====== Supplied material ======

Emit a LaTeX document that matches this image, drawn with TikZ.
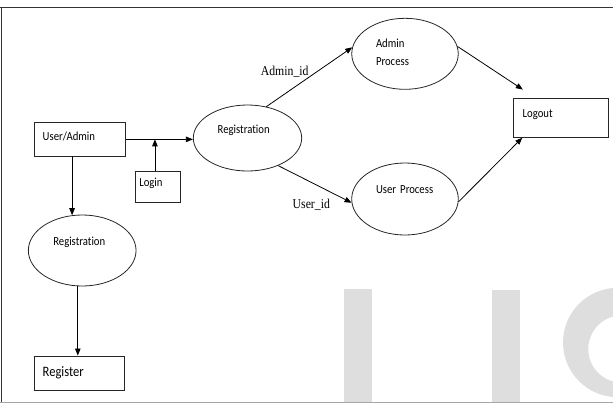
\documentclass[tikz,border=0pt]{standalone}
\usepackage{fontspec}
\setmainfont{Carlito}[FakeStretch=0.87,WordSpace=0.8,Ligatures=NoCommon]
\newfontfamily\timesf{Liberation Serif}[FakeStretch=0.87]
\usetikzlibrary{shapes.geometric,arrows.meta,calc}
\begin{document}
\begin{tikzpicture}[x=1pt,y=-1pt,
  box/.style={draw=black!85, line width=0.9pt, rectangle, inner ysep=0pt, align=left,
    font=\fontsize{12.3}{14}\selectfont},
  proc/.style={draw=black!85, line width=0.8pt, ellipse, inner sep=0pt, align=left,
    font=\fontsize{12.3}{18}\selectfont},
  arr/.style={draw=black, line width=0.8pt, -{Triangle[length=7pt,width=5.5pt]}},
  idlbl/.style={font=\timesf\fontsize{13.5}{15}\selectfont, inner sep=0pt},
  wm/.style={fill=black!13}]
\useasboundingbox (0,0) rectangle (613,405);
% watermark
\begin{scope}
\clip (0,0) rectangle (613,402);
\fill[wm] (344.3,289) rectangle (371.7,405);
\fill[wm] (492.3,290) rectangle (520,405);
\fill[wm, even odd rule] (617.7,342.5) circle[radius=54.7] (622,349) circle[radius=33.7];
\end{scope}
% frame
\draw[black!80, line width=1.3pt] (0,7.3) -- (613,7.3);
\draw[black!80, line width=1.2pt] (1.7,7.3) -- (1.7,403);
\draw[black!35, line width=1pt] (0,402.7) -- (613,402.7);
% nodes
\node[box, minimum height=33.3pt, inner xsep=8.4pt, text width=74.6pt, text height=8pt, text depth=6.5pt] (ua) at (80,139.35) {User/Admin};
\node[box, minimum height=31.3pt, inner xsep=4.3pt, text width=36.4pt, text height=8pt, text depth=7.9pt] (login) at (157.5,186.65) {Login};
\node[box, minimum height=39pt, inner xsep=9.4pt, text width=76.2pt, text height=8pt, text depth=8.9pt] (logout) at (560.8,117.8) {Logout};
\node[box, minimum height=34pt, inner xsep=8.4pt, text width=73.2pt, text height=9pt, text depth=2.1pt, font=\fontsize{14.4}{16}\selectfont] (register) at (79.3,373) {Register};
\node[proc, minimum width=108.4pt, minimum height=66pt, text width=59.6pt, text height=8pt, text depth=17.9pt] (reg) at (247.5,138) {Registration};
\node[proc, minimum width=106.5pt, minimum height=71pt, text width=58pt, text height=10pt, text depth=22.2pt] (admin) at (405,53.8) {Admin\\Process};
\node[proc, minimum width=106.6pt, minimum height=72pt, text width=58pt, text height=8pt, text depth=19.3pt] (user) at (405,199) {User Process};
\node[proc, minimum width=107.7pt, minimum height=71pt, text width=57.8pt, text height=8pt, text depth=17.5pt] (lreg) at (82.2,250.5) {Registration};
\node[idlbl] (aid) at (284.7,71.7) {Admin\_id};
\node[idlbl] (uid) at (311.3,205) {User\_id};
% connectors
\coordinate (lgtop) at ($(login.north west)!0.444!(login.north east)$);
\coordinate (lo1) at ($(logout.north west)+(10,-8.3)$);
\coordinate (lo2) at ($(logout.south west)+(9.4,0)$);
\draw[arr] (ua.east) -- (ua.east -| reg.west);
\draw[arr] (lgtop) -- (lgtop |- ua.east);
\draw[arr] (lreg.106 |- ua.south) -- (lreg.106);
\draw[arr] (lreg.-97) -- (lreg.-97 |- register.north);
\draw[arr] (reg.59) -- (admin.173);
\draw[arr] (reg.-42) -- (user.184);
\draw[arr] (admin.8) -- (lo1);
\draw[arr] (user.-3) -- (lo2);
\end{tikzpicture}
\end{document}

======

__What you should do__
All of the data needs repeating exactly, but the pictures do not.

__Finished task__
Emit a LaTeX document that matches this image, drawn with TikZ.
\documentclass[tikz,border=0pt]{standalone}
\usepackage{fontspec}
\setmainfont{Carlito}[FakeStretch=0.87,WordSpace=0.8,Ligatures=NoCommon]
\newfontfamily\timesf{Liberation Serif}[FakeStretch=0.87]
\usetikzlibrary{shapes.geometric,arrows.meta,calc}
\begin{document}
\begin{tikzpicture}[x=1pt,y=-1pt,
  box/.style={draw=black!85, line width=0.9pt, rectangle, inner ysep=0pt, align=left,
    font=\fontsize{12.3}{14}\selectfont},
  proc/.style={draw=black!85, line width=0.8pt, ellipse, inner sep=0pt, align=left,
    font=\fontsize{12.3}{18}\selectfont},
  arr/.style={draw=black, line width=0.8pt, -{Triangle[length=7pt,width=5.5pt]}},
  idlbl/.style={font=\timesf\fontsize{13.5}{15}\selectfont, inner sep=0pt},
  wm/.style={fill=black!13}]
\useasboundingbox (0,0) rectangle (613,405);
% watermark
\begin{scope}
\clip (0,0) rectangle (613,402);
\fill[wm] (344.3,289) rectangle (371.7,405);
\fill[wm] (492.3,290) rectangle (520,405);
\fill[wm, even odd rule] (617.7,342.5) circle[radius=54.7] (622,349) circle[radius=33.7];
\end{scope}
% frame
\draw[black!80, line width=1.3pt] (0,7.3) -- (613,7.3);
\draw[black!80, line width=1.2pt] (1.7,7.3) -- (1.7,403);
\draw[black!35, line width=1pt] (0,402.7) -- (613,402.7);
% nodes
\node[box, minimum height=33.3pt, inner xsep=8.4pt, text width=74.6pt, text height=8pt, text depth=6.5pt] (ua) at (80,139.35) {User/Admin};
\node[box, minimum height=31.3pt, inner xsep=4.3pt, text width=36.4pt, text height=8pt, text depth=7.9pt] (login) at (157.5,186.65) {Login};
\node[box, minimum height=39pt, inner xsep=9.4pt, text width=76.2pt, text height=8pt, text depth=8.9pt] (logout) at (560.8,117.8) {Logout};
\node[box, minimum height=34pt, inner xsep=8.4pt, text width=73.2pt, text height=9pt, text depth=2.1pt, font=\fontsize{14.4}{16}\selectfont] (register) at (79.3,373) {Register};
\node[proc, minimum width=108.4pt, minimum height=66pt, text width=59.6pt, text height=8pt, text depth=17.9pt] (reg) at (247.5,138) {Registration};
\node[proc, minimum width=106.5pt, minimum height=71pt, text width=58pt, text height=10pt, text depth=22.2pt] (admin) at (405,53.8) {Admin\\Process};
\node[proc, minimum width=106.6pt, minimum height=72pt, text width=58pt, text height=8pt, text depth=19.3pt] (user) at (405,199) {User Process};
\node[proc, minimum width=107.7pt, minimum height=71pt, text width=57.8pt, text height=8pt, text depth=17.5pt] (lreg) at (82.2,250.5) {Registration};
\node[idlbl] (aid) at (284.7,71.7) {Admin\_id};
\node[idlbl] (uid) at (311.3,205) {User\_id};
% connectors
\coordinate (lgtop) at ($(login.north west)!0.444!(login.north east)$);
\coordinate (lo1) at ($(logout.north west)+(10,-8.3)$);
\coordinate (lo2) at ($(logout.south west)+(9.4,0)$);
\draw[arr] (ua.east) -- (ua.east -| reg.west);
\draw[arr] (lgtop) -- (lgtop |- ua.east);
\draw[arr] (lreg.106 |- ua.south) -- (lreg.106);
\draw[arr] (lreg.-97) -- (lreg.-97 |- register.north);
\draw[arr] (reg.59) -- (admin.173);
\draw[arr] (reg.-42) -- (user.184);
\draw[arr] (admin.8) -- (lo1);
\draw[arr] (user.-3) -- (lo2);
\end{tikzpicture}
\end{document}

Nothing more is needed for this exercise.